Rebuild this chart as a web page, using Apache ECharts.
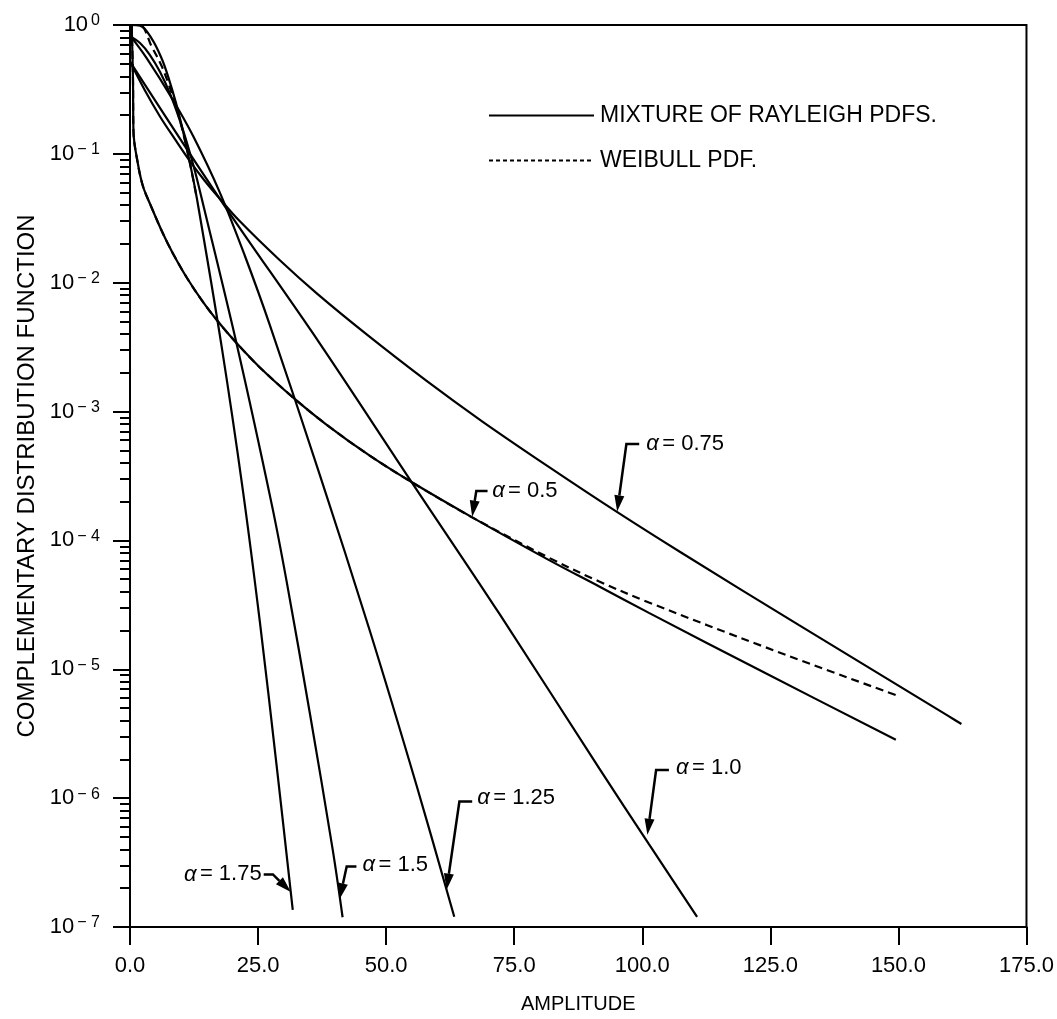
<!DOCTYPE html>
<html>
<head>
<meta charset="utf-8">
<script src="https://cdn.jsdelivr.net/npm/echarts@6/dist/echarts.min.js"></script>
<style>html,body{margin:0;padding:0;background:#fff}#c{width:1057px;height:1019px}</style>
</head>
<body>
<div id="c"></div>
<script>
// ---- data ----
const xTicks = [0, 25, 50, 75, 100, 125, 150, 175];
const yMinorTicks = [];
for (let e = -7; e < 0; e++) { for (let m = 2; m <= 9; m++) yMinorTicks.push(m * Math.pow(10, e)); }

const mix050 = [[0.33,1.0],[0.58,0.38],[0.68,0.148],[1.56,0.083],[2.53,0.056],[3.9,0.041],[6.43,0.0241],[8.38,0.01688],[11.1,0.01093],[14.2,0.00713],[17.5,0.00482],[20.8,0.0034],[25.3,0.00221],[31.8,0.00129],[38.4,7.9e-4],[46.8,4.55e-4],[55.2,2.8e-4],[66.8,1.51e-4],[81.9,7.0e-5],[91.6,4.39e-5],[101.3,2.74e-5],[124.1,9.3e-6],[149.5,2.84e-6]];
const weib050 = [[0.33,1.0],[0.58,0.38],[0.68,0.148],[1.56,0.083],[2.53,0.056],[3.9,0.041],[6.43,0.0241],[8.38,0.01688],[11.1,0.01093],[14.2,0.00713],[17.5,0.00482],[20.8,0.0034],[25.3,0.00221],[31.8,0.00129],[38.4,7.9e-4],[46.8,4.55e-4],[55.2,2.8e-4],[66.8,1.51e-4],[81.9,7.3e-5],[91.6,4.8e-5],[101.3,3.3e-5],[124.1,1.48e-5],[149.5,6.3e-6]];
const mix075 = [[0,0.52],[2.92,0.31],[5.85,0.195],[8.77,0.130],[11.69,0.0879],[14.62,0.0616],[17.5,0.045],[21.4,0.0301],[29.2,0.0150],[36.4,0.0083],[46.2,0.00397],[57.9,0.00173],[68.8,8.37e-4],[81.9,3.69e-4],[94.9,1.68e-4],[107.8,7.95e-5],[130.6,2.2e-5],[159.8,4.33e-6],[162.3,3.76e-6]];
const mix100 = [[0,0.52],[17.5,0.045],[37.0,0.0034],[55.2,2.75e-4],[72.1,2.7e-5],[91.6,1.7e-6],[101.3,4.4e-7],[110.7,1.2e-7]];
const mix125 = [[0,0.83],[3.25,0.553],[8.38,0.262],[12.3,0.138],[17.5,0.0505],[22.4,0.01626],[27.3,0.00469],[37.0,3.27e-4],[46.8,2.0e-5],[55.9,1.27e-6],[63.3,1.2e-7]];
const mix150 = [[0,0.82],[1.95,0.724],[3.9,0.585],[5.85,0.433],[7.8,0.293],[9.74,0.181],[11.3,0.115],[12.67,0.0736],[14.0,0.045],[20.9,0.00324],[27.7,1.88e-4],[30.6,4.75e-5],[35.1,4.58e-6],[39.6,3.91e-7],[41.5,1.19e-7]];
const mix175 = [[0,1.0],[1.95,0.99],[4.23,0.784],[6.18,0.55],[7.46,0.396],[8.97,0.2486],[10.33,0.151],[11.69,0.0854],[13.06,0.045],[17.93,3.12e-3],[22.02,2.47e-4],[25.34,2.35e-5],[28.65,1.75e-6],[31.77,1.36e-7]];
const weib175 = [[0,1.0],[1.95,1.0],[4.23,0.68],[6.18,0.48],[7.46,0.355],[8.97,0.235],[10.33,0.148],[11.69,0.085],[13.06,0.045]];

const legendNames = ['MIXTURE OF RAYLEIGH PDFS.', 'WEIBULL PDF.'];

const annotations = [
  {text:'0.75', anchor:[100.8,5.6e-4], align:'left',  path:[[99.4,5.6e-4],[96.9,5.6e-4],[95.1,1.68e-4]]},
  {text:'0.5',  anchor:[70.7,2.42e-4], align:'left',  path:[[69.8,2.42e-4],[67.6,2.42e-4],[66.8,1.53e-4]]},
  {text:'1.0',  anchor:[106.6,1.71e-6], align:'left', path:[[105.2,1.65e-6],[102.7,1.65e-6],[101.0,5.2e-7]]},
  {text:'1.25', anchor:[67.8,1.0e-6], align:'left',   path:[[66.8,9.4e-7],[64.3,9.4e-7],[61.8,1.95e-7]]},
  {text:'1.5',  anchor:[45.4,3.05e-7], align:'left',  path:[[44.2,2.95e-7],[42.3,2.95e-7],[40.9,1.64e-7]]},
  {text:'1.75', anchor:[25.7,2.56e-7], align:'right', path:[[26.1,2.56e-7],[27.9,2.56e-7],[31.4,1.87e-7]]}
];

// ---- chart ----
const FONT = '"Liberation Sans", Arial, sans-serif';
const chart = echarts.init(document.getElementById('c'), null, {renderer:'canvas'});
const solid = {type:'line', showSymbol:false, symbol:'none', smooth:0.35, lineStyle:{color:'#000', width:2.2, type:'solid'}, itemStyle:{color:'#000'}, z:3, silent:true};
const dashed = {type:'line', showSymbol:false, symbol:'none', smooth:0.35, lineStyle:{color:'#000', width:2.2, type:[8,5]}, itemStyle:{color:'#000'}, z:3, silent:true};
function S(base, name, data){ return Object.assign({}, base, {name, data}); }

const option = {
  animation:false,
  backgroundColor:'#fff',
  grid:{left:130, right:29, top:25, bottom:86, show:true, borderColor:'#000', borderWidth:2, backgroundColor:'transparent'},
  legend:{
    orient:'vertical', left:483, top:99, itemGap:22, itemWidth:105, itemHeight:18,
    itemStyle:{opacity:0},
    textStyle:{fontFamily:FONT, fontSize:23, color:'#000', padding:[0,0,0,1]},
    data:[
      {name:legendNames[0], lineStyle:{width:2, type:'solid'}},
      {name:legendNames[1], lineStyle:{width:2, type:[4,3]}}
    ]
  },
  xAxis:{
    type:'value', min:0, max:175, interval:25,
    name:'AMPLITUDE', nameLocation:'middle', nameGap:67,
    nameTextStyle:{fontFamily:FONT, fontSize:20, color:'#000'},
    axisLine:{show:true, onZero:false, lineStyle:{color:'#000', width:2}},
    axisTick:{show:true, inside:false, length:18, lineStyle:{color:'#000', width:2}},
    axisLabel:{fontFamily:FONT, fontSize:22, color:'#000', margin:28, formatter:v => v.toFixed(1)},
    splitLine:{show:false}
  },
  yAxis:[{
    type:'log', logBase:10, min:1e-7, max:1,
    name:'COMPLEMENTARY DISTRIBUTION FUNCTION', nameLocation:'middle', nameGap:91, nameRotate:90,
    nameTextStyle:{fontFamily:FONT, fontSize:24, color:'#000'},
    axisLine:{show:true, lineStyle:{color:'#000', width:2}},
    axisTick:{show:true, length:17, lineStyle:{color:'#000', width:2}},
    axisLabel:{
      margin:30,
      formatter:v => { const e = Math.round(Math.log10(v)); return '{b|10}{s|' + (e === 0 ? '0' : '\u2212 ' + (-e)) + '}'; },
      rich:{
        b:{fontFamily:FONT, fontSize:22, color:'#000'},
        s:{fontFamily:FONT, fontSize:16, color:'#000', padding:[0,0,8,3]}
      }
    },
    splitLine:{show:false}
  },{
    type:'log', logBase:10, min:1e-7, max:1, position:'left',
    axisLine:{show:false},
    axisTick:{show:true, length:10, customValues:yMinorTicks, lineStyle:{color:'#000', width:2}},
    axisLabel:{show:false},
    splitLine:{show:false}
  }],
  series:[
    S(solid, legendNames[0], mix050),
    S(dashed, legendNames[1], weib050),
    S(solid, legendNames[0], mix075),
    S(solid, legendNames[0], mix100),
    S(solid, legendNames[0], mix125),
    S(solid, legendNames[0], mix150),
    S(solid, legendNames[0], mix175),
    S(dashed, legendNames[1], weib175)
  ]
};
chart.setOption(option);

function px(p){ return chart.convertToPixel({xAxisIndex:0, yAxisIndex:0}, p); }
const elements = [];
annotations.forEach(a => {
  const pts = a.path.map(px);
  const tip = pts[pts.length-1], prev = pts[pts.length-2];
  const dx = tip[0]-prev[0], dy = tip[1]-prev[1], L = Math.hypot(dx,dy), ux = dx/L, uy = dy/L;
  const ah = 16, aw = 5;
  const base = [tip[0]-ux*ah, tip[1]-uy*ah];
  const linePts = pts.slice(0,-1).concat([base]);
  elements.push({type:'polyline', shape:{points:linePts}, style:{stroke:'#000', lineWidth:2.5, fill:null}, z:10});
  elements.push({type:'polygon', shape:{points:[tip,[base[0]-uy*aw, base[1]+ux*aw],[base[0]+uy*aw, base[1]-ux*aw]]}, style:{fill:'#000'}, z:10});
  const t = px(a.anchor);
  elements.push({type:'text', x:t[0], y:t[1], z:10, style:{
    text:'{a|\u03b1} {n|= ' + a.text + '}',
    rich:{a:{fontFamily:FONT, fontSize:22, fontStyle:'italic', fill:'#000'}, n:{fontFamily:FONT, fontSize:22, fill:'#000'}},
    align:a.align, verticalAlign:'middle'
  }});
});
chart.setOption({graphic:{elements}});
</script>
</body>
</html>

--- --- ---

## EXERCISE
Only the lines from the top of the data through the line with "for (let e = -7;" should be quoted, exactly and with both ends kept; skip the pictures.

## RESPONSE TO THIS TASK
Rebuild this chart as a web page, using Apache ECharts.
<!DOCTYPE html>
<html>
<head>
<meta charset="utf-8">
<script src="https://cdn.jsdelivr.net/npm/echarts@6/dist/echarts.min.js"></script>
<style>html,body{margin:0;padding:0;background:#fff}#c{width:1057px;height:1019px}</style>
</head>
<body>
<div id="c"></div>
<script>
// ---- data ----
const xTicks = [0, 25, 50, 75, 100, 125, 150, 175];
const yMinorTicks = [];
for (let e = -7; e < 0; e++) { for (let m = 2; m <= 9; m++) yMinorTicks.push(m * Math.pow(10, e)); }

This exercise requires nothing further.